O homem possui o livre-arbítrio, a opção, a escolha do caminho que quer traçar. É este dom de escolha que dá sentido à vida. Como seria o ser humano se não tivesse opção? Ele seria reduzido a um robô, autômato. O indivíduo apenas responderia, de forma instintiva, ao destino. O livre-arbítrio nos dá sentido na vida. É assim que saímos da alma animal e adentramos a positividade, a alma Divina.

Sob desta perspectiva, gostaria de dar-lhes alguns conselhos: exercitem o livre-arbítrio de forma sábia; equilibrem a mente; aprendam a treinar de outra maneira a forma como a mente reinterpreta a realidade; todos têm a capacidade de desfazer aquilo que foi criado pela força do hábito. Sigam algum método e acreditem que é possível.

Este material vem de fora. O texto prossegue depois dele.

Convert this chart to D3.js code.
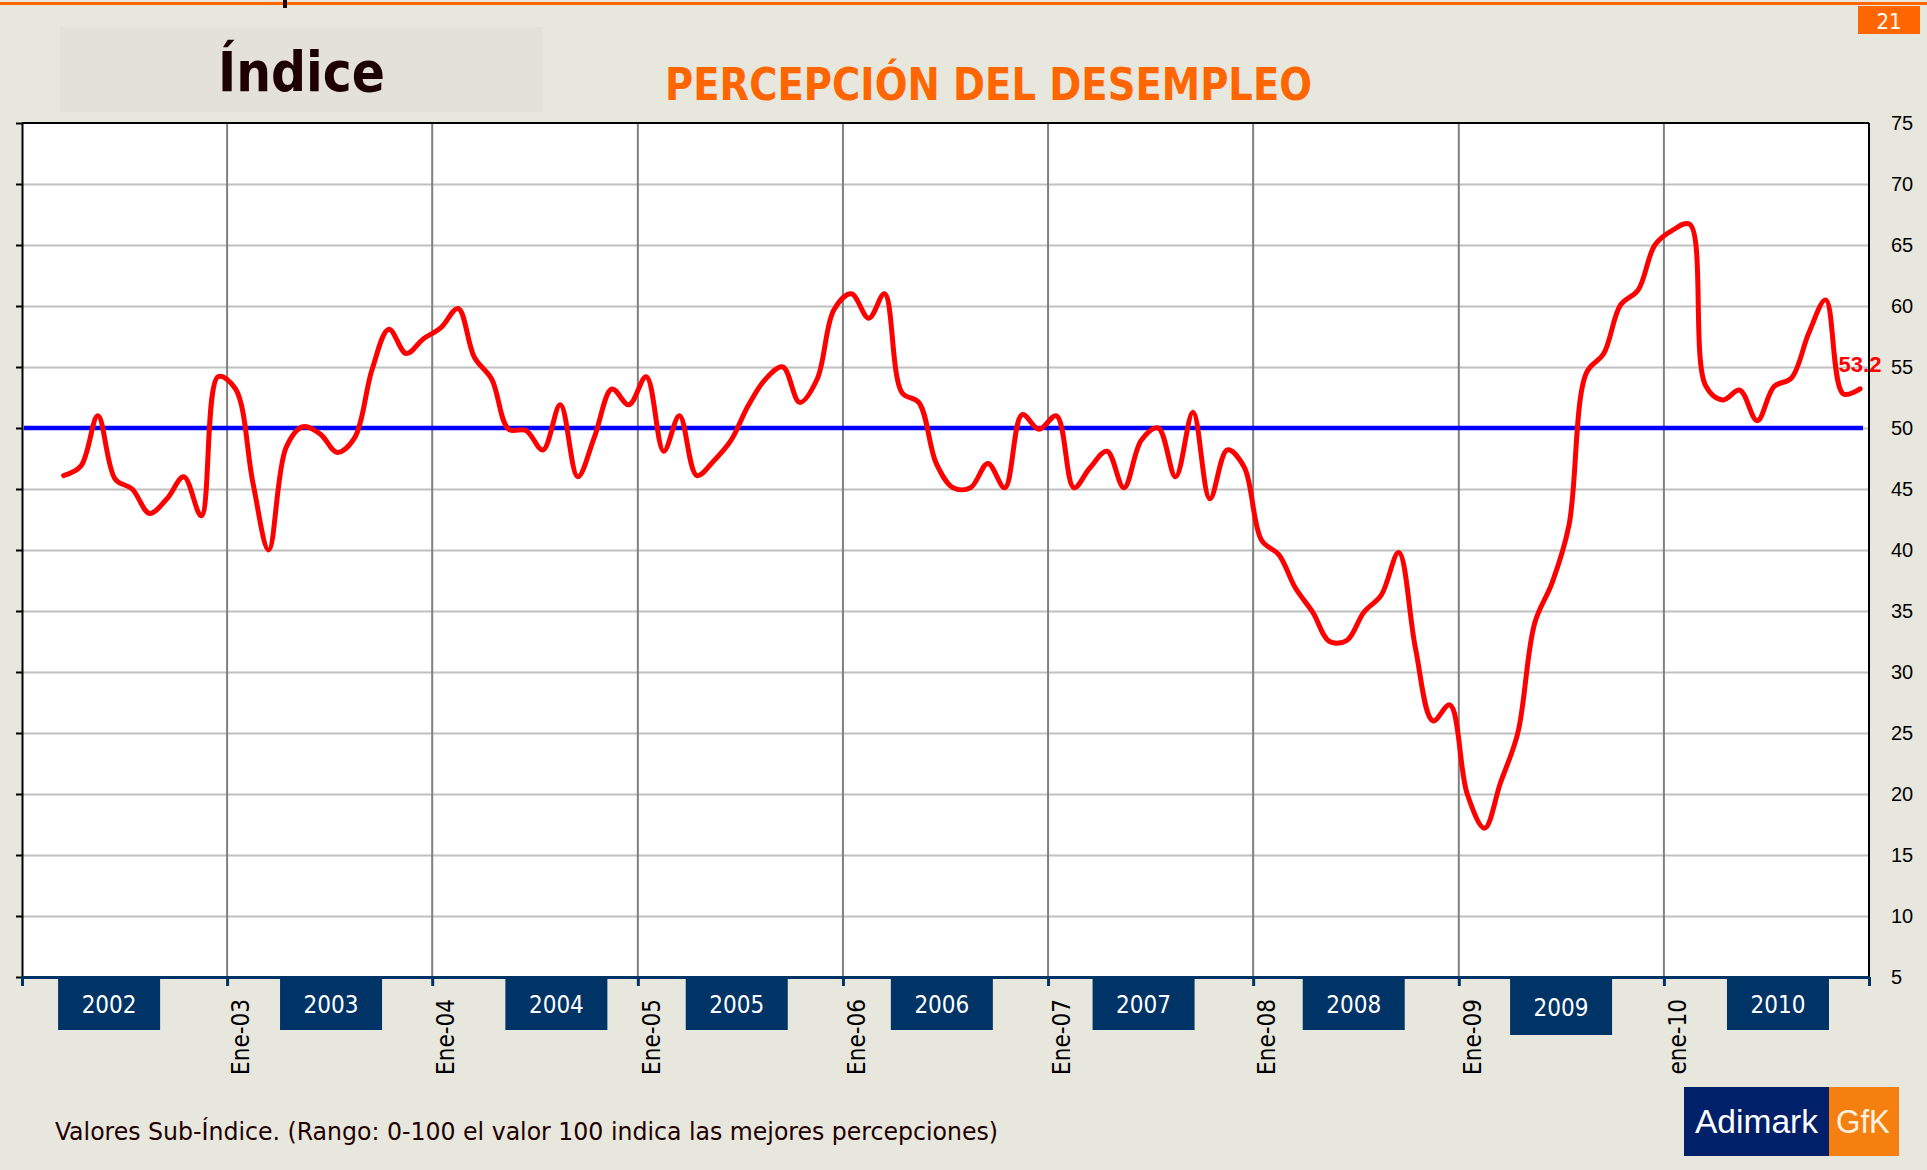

Para concluir a palestra, gostaria de ressaltar que a raiva é sempre uma resposta egocêntrica; raiva é desequilíbrio; raiva é uma tentativa de dominar o outro de forma a aliviar seu próprio medo e sua insegurança; raiva é uma tentativa de tornar o outro mais submisso, pois assim o "eu" sente-se mais seguro.

Nada justifica a raiva. E isto não significa que não se possa ter emoções fortes. Se você percebe que alguém está ferindo um terceiro, você precisa soltar sua emoção para que a pessoa cresça e você possa ajudá-la. Mas isso não é raiva. Quem já estudou artes marciais, aprende logo nas primeiras lições: "Não fique com raiva, senão você perde".